I was barely off the plane from New Orleans before setting off for Leeds for a session about CPR eDisclosure with Jonathan Maas of Huron Legal and Gordon Exall of Zenith Chambers. Big regional cities like Leeds have lawyers, both solicitors and barristers, who are a match for any London firm; the availability of eDisclosure services, from collection through to managed review, provided by Huron Legal and its rivals mean that you do not have to be a big firm to engage in document-heavy disputes.
Gordon Exall, author of the highly regarded Civil Litigation Brief, opened with a talk on witness statements and the gulf which often appears between the statement signed by the witness and the evidence which he or she gives in court. That was a free-standing message, but it was also a preliminary to my talk on the CPR as it relates to disclosure and to Jonathan Maas’ outline of the help which Huron Legal can give, particularly at the early stage when the lawyers are making ready to be informed and articulate about disclosure at the first case management conference.
Two days later we gave the same talk at Hardwicke in Lincoln’s Inn, at the end of a long day in which I went into Epiq Systems in the morning to talk both about the CPR and about Schrems and safe harbour. In between I had a working lunch with QuisLex. The intervals between these things were just long enough to get from one to the other.

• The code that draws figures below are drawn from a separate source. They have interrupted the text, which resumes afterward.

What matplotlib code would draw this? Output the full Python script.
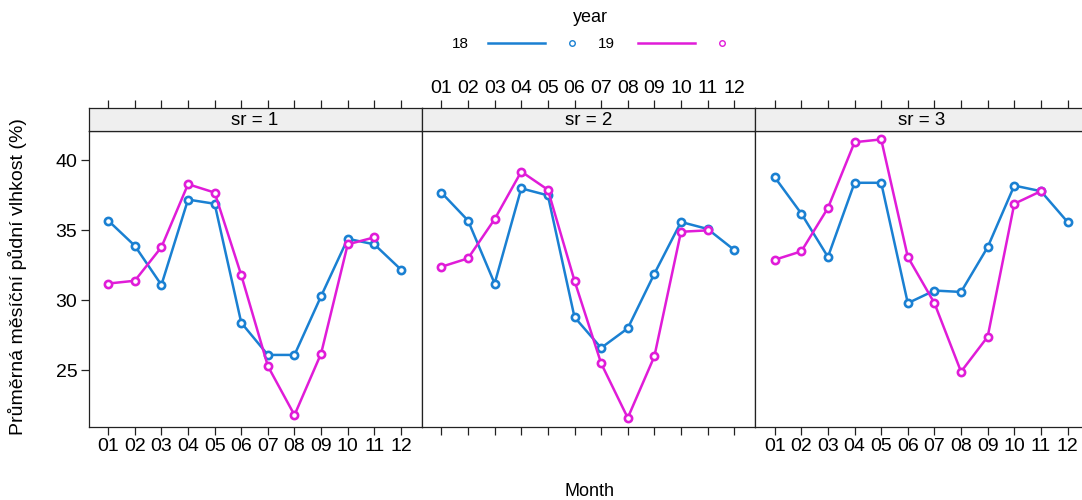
"""
plot.py

Monthly soil moisture by year (18 vs 19), one panel per site (sr = 1..3),
drawn to look like an R lattice xyplot.
"""
import matplotlib
matplotlib.use('Agg')
import matplotlib.pyplot as plt
from matplotlib.lines import Line2D


# === Data =====================================================================

months = ['01', '02', '03', '04', '05', '06', '07', '08', '09', '10', '11', '12']
sites = [1, 2, 3]
years = ['18', '19']

# year 18 (12 months) per site
sr1_18 = [35.7, 33.9, 31.1, 37.2, 36.9, 28.4, 26.1, 26.1, 30.3, 34.4, 34.0, 32.2]
sr2_18 = [37.7, 35.7, 31.2, 38.0, 37.5, 28.8, 26.6, 28.0, 31.9, 35.6, 35.1, 33.6]
sr3_18 = [38.8, 36.2, 33.1, 38.4, 38.4, 29.8, 30.7, 30.6, 33.8, 38.2, 37.8, 35.6]

# year 19 (Jan - Nov) per site
sr1_19 = [31.2, 31.4, 33.8, 38.3, 37.7, 31.8, 25.3, 21.8, 26.2, 34.0, 34.5]
sr2_19 = [32.4, 33.0, 35.8, 39.2, 37.9, 31.4, 25.5, 21.6, 26.0, 34.9, 35.0]
sr3_19 = [32.9, 33.5, 36.6, 41.3, 41.5, 33.1, 29.8, 24.9, 27.4, 36.9, 37.8]

y_ticks = [25, 30, 35, 40]


# === Style ====================================================================

class PlotStyle:
    """Colours and sizes close to the lattice defaults."""
    colors = ['#1a80d2', '#e01cd8']
    strip_color = '#efefef'
    frame_color = '#222222'
    font_size = 14
    line_width = 1.8


plt.rcParams['font.family'] = ['Liberation Sans', 'DejaVu Sans']

W, H = 1082, 500


def px_box(x0, y0, x1, y1):
    """Convert a pixel box (top-left origin) to a figure fraction rect."""
    return [x0 / W, 1 - y1 / H, (x1 - x0) / W, (y1 - y0) / H]


def fx(x):
    return x / W


def fy(y):
    return 1 - y / H


# === Plot =====================================================================

fig = plt.figure(figsize=(W / 100, H / 100), dpi=100)

series = {1: (sr1_18, sr1_19), 2: (sr2_18, sr2_19), 3: (sr3_18, sr3_19)}
panel_edges = [88.5, 421.7, 755.0, 1088.3]
x_pos = list(range(1, len(months) + 1))
xlim = (0.26, 12.78)
ylim = (20.95, 42.1)

for idx, site in enumerate(sites):
    left, right = panel_edges[idx], panel_edges[idx + 1]
    ax = fig.add_axes(px_box(left, 131, right, 427))
    strip = fig.add_axes(px_box(left, 108, right, 131))

    for yi, vals in enumerate(series[site]):
        ax.plot(x_pos[:len(vals)], vals, color=PlotStyle.colors[yi],
                lw=PlotStyle.line_width, marker='o', ms=5.2, mew=1.9,
                mfc='white', mec=PlotStyle.colors[yi], clip_on=False)

    ax.set_xlim(*xlim)
    ax.set_ylim(*ylim)
    ax.set_xticks(x_pos)
    ax.set_yticks(y_ticks)
    ax.tick_params(direction='out', length=6, width=0.9, color=PlotStyle.frame_color,
                   labelsize=PlotStyle.font_size, pad=2)
    ax.tick_params(axis='x', bottom=True, labelbottom=(idx != 1))
    ax.tick_params(axis='y', left=(idx == 0), labelleft=(idx == 0),
                   right=(idx == 2), labelright=False)
    ax.set_xticklabels(months)
    for sp in ax.spines.values():
        sp.set_color(PlotStyle.frame_color)
        sp.set_linewidth(0.9)

    # strip with top axis ticks
    strip.set_facecolor(PlotStyle.strip_color)
    strip.set_xlim(*xlim)
    strip.set_ylim(0, 1)
    strip.set_yticks([])
    strip.set_xticks(x_pos)
    strip.xaxis.set_ticks_position('top')
    strip.tick_params(axis='x', direction='out', length=6, width=0.9,
                      color=PlotStyle.frame_color, labelsize=PlotStyle.font_size,
                      pad=2, labeltop=(idx == 1), labelbottom=False, bottom=False)
    strip.set_xticklabels(months)
    for sp in strip.spines.values():
        sp.set_color(PlotStyle.frame_color)
        sp.set_linewidth(0.9)
    strip.text(0.5, 0.45, 'sr = {}'.format(site), transform=strip.transAxes,
               ha='center', va='center', fontsize=PlotStyle.font_size - 0.5)

# axis titles
fig.text(fx(18), fy(277), 'Průměrná měsíční půdní vlhkost (%)', rotation=90,
         ha='center', va='center', fontsize=PlotStyle.font_size)
fig.text(fx(590), fy(491), 'Month', ha='center', va='center',
         fontsize=PlotStyle.font_size - 1)

# legend on top
fig.text(fx(590), fy(17), 'year', ha='center', va='center',
         fontsize=PlotStyle.font_size - 1)
legend_x = [(460, 488, 545, 572), (606, 638, 695, 722)]
for yi, (tx, l0, l1, mx) in enumerate(legend_x):
    fig.text(fx(tx), fy(44), years[yi], ha='center', va='center',
             fontsize=PlotStyle.font_size - 3)
    fig.add_artist(Line2D([fx(l0), fx(l1)], [fy(43), fy(43)],
                          color=PlotStyle.colors[yi], lw=PlotStyle.line_width))
    fig.add_artist(Line2D([fx(mx)], [fy(43)], marker='o', ms=4, mew=1,
                          mfc='white', mec=PlotStyle.colors[yi], ls='none'))

fig.savefig('out.png', dpi=100, facecolor='white')
plt.close(fig)
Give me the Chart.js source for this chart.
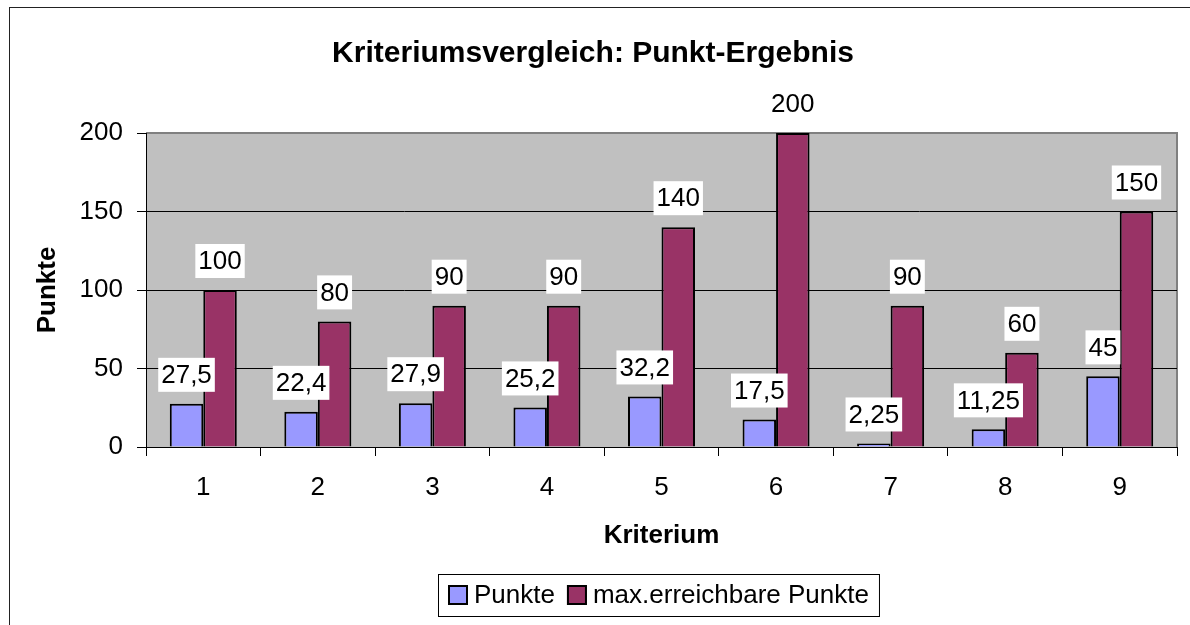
<!DOCTYPE html>
<html>
<head>
<meta charset="utf-8">
<script src="https://cdn.jsdelivr.net/npm/chart.js@4/dist/chart.umd.min.js"></script>
<style>
  html, body { margin: 0; padding: 0; background: #fff; }
  #wrap { width: 1190px; height: 625px; position: relative; }
</style>
</head>
<body>
<div id="wrap"><canvas id="chart"></canvas></div>
<script>
const categories = ["1", "2", "3", "4", "5", "6", "7", "8", "9"];
const punkte     = [27.5, 22.4, 27.9, 25.2, 32.2, 17.5, 2.25, 11.25, 45];
const maxPunkte  = [100, 80, 90, 90, 140, 200, 90, 60, 150];
const seriesNames = ["Punkte", "max.erreichbare Punkte"];

const FONT = "'Liberation Sans', Arial, sans-serif";
const FS = 26;

/* grey plot area + outer frame */
const backdrop = {
    id: "backdrop",
    beforeDraw(chart) {
        const { ctx, chartArea: a } = chart;
        ctx.save();
        ctx.fillStyle = "#fff";
        ctx.fillRect(0, 0, chart.width, chart.height);
        ctx.strokeStyle = "#222";
        ctx.lineWidth = 1;
        ctx.strokeRect(9.5, 7.5, chart.width + 10, chart.height + 10);
        ctx.fillStyle = "#C0C0C0";
        ctx.fillRect(a.left, a.top, a.right - a.left, a.bottom - a.top);
        ctx.strokeStyle = "#808080";
        ctx.lineWidth = 2;
        ctx.beginPath();
        ctx.moveTo(a.left, a.top);
        ctx.lineTo(a.right, a.top);
        ctx.lineTo(a.right, a.bottom);
        ctx.stroke();
        ctx.restore();
    }
};

/* value labels in white boxes above each bar */
const valueLabels = {
    id: "valueLabels",
    afterDatasetsDraw(chart) {
        const { ctx } = chart;
        ctx.save();
        ctx.font = `${FS}px ${FONT}`;
        ctx.textAlign = "center";
        ctx.textBaseline = "middle";
        chart.data.datasets.forEach((ds, di) => {
            chart.getDatasetMeta(di).data.forEach((bar, i) => {
                const txt = ds.data[i].toLocaleString("de-DE");
                const w = ctx.measureText(txt).width + 6;
                const h = 34;
                const bottom = bar.y - 12;
                ctx.fillStyle = "#fff";
                ctx.fillRect(bar.x - w / 2, bottom - h, w, h);
                ctx.fillStyle = "#000";
                ctx.fillText(txt, bar.x, bottom - h / 2 + 1);
            });
        });
        ctx.restore();
    }
};

/* boxed legend below the axis title */
const boxLegend = {
    id: "boxLegend",
    afterDraw(chart) {
        const { ctx, chartArea: a } = chart;
        ctx.save();
        ctx.font = `${FS}px ${FONT}`;
        ctx.textBaseline = "middle";
        const sq = 20, gap = 6, itemGap = 12, padX = 10;
        const widths = chart.data.datasets.map(ds => ctx.measureText(ds.label).width);
        let total = padX * 2;
        widths.forEach((w, i) => { total += sq + gap + w + (i ? itemGap : 0); });
        const cx = 658;
        const top = 574, h = 42;
        let x = Math.round(cx - total / 2);
        ctx.fillStyle = "#fff";
        ctx.fillRect(x, top, total, h);
        ctx.strokeStyle = "#000";
        ctx.lineWidth = 1;
        ctx.strokeRect(x + 0.5, top + 0.5, total, h);
        const cy = top + h / 2;
        x += padX;
        chart.data.datasets.forEach((ds, i) => {
            if (i) x += itemGap;
            ctx.fillStyle = ds.backgroundColor;
            ctx.fillRect(x, cy - sq / 2, sq, sq);
            ctx.strokeStyle = "#000";
            ctx.lineWidth = 2;
            ctx.strokeRect(x + 1, cy - sq / 2 + 1, sq - 2, sq - 2);
            x += sq + gap;
            ctx.fillStyle = "#000";
            ctx.fillText(ds.label, x, cy + 1);
            x += widths[i];
        });
        ctx.restore();
    }
};

new Chart(document.getElementById("chart"), {
    type: "bar",
    data: {
        labels: categories,
        datasets: [
            {
                label: seriesNames[0],
                data: punkte,
                backgroundColor: "#9999FF",
                borderColor: "#000",
                borderWidth: 2,
            },
            {
                label: seriesNames[1],
                data: maxPunkte,
                backgroundColor: "#993366",
                borderColor: "#000",
                borderWidth: 2,
            }
        ]
    },
    options: {
        responsive: true,
        maintainAspectRatio: false,
        animation: false,
        layout: { padding: { top: 0, left: 9, right: 13, bottom: 0 } },
        datasets: { bar: { categoryPercentage: 0.585, barPercentage: 1 } },
        plugins: {
            legend: { display: false },
            tooltip: { enabled: false },
            title: {
                display: true,
                text: "Kriteriumsvergleich: Punkt-Ergebnis",
                color: "#000",
                font: { family: FONT, size: 30, weight: "bold" },
                padding: { top: 36, bottom: 61 }
            }
        },
        scales: {
            x: {
                afterFit(scale) { scale.height = 178; },
                grid: {
                    display: true, offset: true, drawOnChartArea: false,
                    drawTicks: true, tickLength: 9, color: "#000"
                },
                border: { display: true, color: "#000", width: 1 },
                ticks: { color: "#000", padding: 16, font: { family: FONT, size: FS } },
                title: {
                    display: true, text: "Kriterium", color: "#000",
                    font: { family: FONT, size: FS, weight: "bold" },
                    padding: { top: 0, bottom: 74 }
                }
            },
            y: {
                min: 0, max: 200,
                afterFit(scale) { scale.width = 137; },
                grid: {
                    color: ctx => ctx.tick && ctx.tick.value === 200 ? "#808080" : "#000",
                    tickColor: "#000",
                    tickLength: 9, lineWidth: 1
                },
                border: { display: true, color: "#000", width: 1 },
                ticks: { stepSize: 50, color: "#000", padding: 14, font: { family: FONT, size: FS } },
                title: {
                    display: true, text: "Punkte", color: "#000",
                    font: { family: FONT, size: FS, weight: "bold" },
                    padding: { top: 23, bottom: 0 }
                }
            }
        }
    },
    plugins: [backdrop, valueLabels, boxLegend]
});
</script>
</body>
</html>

This is all good stuff and exactly what I am supposed to be doing on behalf of my sponsors and for the wider cause. It is, however, incompatible with the production of articles, whether the short ones about appointments, product developments webinars, or the longer and more thoughtful ones.
The near-constant run of events does not stop there – next week brings us to the Lawtech Europe Congress, which this year moves from Prague to Brussels. I am moderating two panels there, one on cross-border discovery (again) and one on non-traditional sources of data. I will be in Belgium until Wednesday night, after which normal service will resume.